Because life happens, it’s easy to set studies aside and procrastinate. You can start by allocating a certain amount of time per day to study. This can help you study efficiently and effectively, as well as help you stay committed to your goal.
Focusing on Your Career
Whether you’re looking to grow your current profession or start a career in a completely different field, the education you will receive will most likely be complimentary of your career path. This will allow you to be more engaged in the classroom.
In addition, continuing your education can help you qualify for the job you want. Added credentials and skills can open the door for further advancement opportunities in one’s career.
The courses and classes that we offer through Degree Advantage are entirely online, with working adults specifically in mind. Online learning provides a more flexible schedule than traditional campus-based programs, especially since we offer 24/7 access to class materials and email access to instructors, which comes in handy for someone already in the workforce.
There are plenty more benefits to earning a degree as an adult other than adding new skills and certifications to your resume. A college education can also lead to better paying, higher skilled jobs.
According to a study by the U.S. Bureau of Labor Statistics in 2017, the median weekly earnings of those with a high school diploma were $712, whereas the median weekly earnings for those with an associate’s degree were around $836. The median weekly earnings of those with bachelor’s degrees were even higher at $1,173, with master’s degrees at $1,401, doctoral degrees at $1,743, and professional degrees at $1,836.

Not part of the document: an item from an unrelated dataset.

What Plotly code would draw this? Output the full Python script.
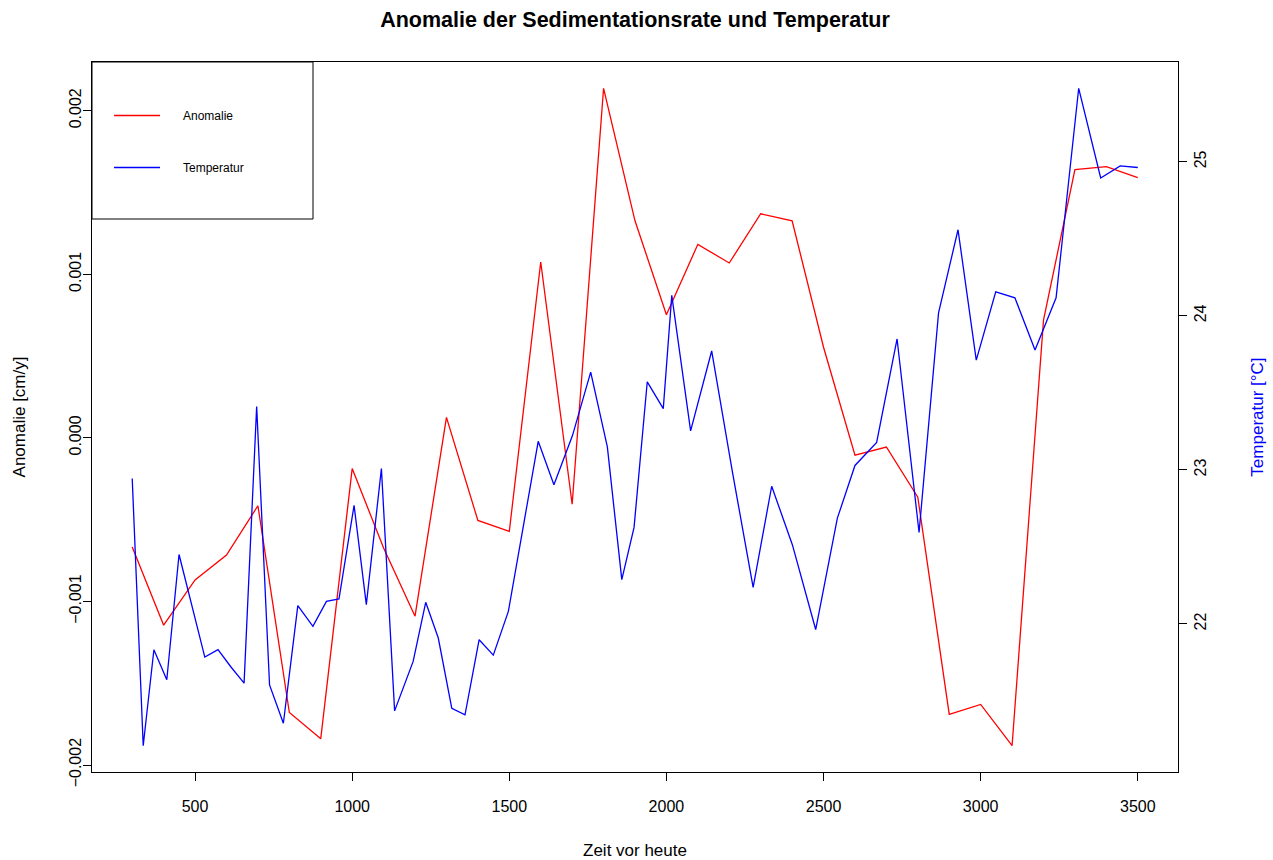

In addition, the study also showed that the unemployment rate also decreases with the level of education achieved. The median unemployment for those with a high school diploma was 4.6 percent, with associate’s degrees at 3.4 percent, bachelor’s degrees at 2.5 percent, master’s degrees at 2.2 percent, and both doctoral and professional degrees at 1.5 percent.
If you are looking to change careers, it’s likely that the field you’re interested in will require some form of post-secondary education. According to a study by the Center on Education and the Workforce at Georgetown University, by 2020, 65% of job opportunities will require some form of post-secondary education – 35% of job openings will require at least a bachelor’s degree, with an additional 30% of job openings requiring at least some college or an associate’s degree.
An Investment in the Future
Going back to school is definitely a commitment, but it’s a long-term investment that will be worth every penny.
While higher education is costly, there are many financial aid options for those looking to go back to school. Many universities offer scholarships specifically for nontraditional students, students age 25 or older, in addition to grants, low-interest loans, and more. You may also check with your current employer about financial assistance. Many companies offer tuition reimbursement programs for employees working to further their education.
There are many things to consider when deciding whether to go back to school as a working adult. It can be an overwhelming decision, but the pros far outweigh the cons. Getting that degree will take hard work and dedication, but you already have many advantages when you take those first steps towards achieving that goal.